FCA: no spin-offs for PMU and FDJ
French Competition Authority's report on advantages afforded to ex monopolies avoids the most problematic points raised by their competitors, says consultant Quentin Toulemonde.

The French situation regarding sports betting is paradoxical. Whereas online betting is now regulated and open to competition, land-based shops are still under control of the monopolies: Pari Mutuel Urbain for horse racing and Française des Jeux for other sports.
As has been frequently raised by competitors such as Bwin and BetClic, the tax burden coupled with the unfair advantage lent to the monopolies by their land-based presence has made it difficult for new entrants to the online sports betting sector to gain a foothold in France.
Therefore, the French Competition Authority (FCA) decided to look at these issues more closely, on 20 January finally releasing its conclusions. While the report dealt with a wide array of important issues such as the negotiation of betting rights, to which I shall return later, four broad concerns were raised by PMU and FDJ’s competitors with regard to market conditions in France.
- PMU and FDJ could use their existing customer database for marketing purposes, whereas new entrants had to start from scratch
- PMU and FDJ could benefit from their existing land-based brand image to attract more customers
- PMU and FDJ could subsidise their online activity thanks to funds generated by land bets, which are more profitable
- PMU could take advantage of its size to make pari mutuel bets more attractive to customers, as the more players, the bigger the pot – and the lower your probability to win it. But studies proved that punters are fascinated by huge amounts and tend to completely omit the odds beneath it
I will only deal with the first three points, which are fixed-odds related. The FCA’s answers to these concerns are pretty enlightening as they could set legal precedents for future decisions, recommending that:
- Both PMU and FDJ create separate databases for their land and online activities
- PMU should use a different brand name for its online activities
Thus this long-awaited report intentionally avoids the most problematic points raised by competitors to PMU and FDJ. Its recommendations are far weaker than the full separation of offline and online businesses that some journalists hastily reported were contained within the report.
With regard to PMU’s potential “spin-off “, the FCA protected itself by asserting that the current legal framework – mostly relying on the 12 May 2010 law establishing the regulatory framework – is not strong enough to enforce this full separation of the horse racing monopoly’s online business from its offline activities. Therefore, the FCA stated, “illegal funding”, defined as using land-based revenues to fund the expansion of its online arm, could only be examined on a de facto – and therefore a posteriori – basis. Thus PMU can thus keep on running its activities with no major change – only a small rebranding, which PMU will make as discreet as possible to retain its customer base.

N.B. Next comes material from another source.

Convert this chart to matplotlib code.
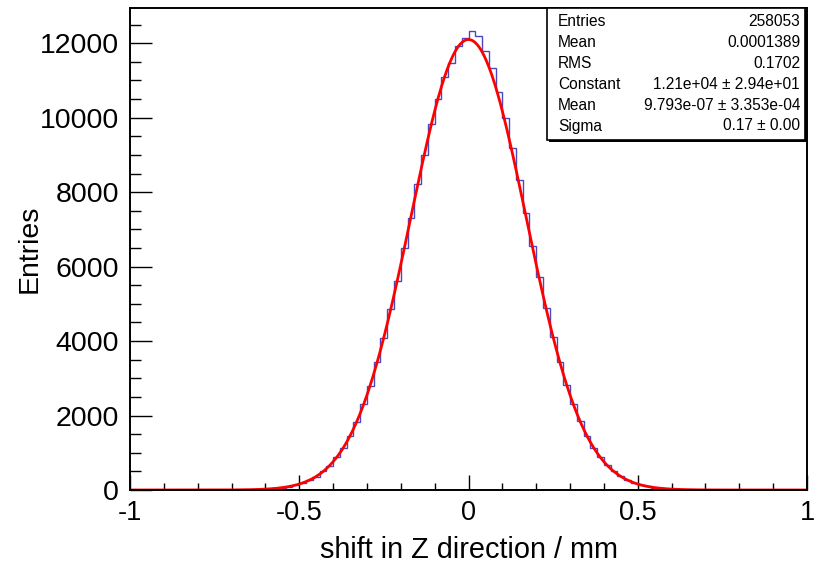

The implications for FDJ arising from this report are even more insignificant, as it had already taken steps in this direction ahead of the opening of the market to competition, creating ParionsWeb in November 2009.
So, the political hot potato thus fires back to the ultimate law-formulator, namely regulator ARJEL. That explains why Nicolas Béraud, BetClic Everest CEO, immediately called following the publication of the FCA report for ARJEL to intervene on behalf of ensuring a level playing field for all competitors in the French market.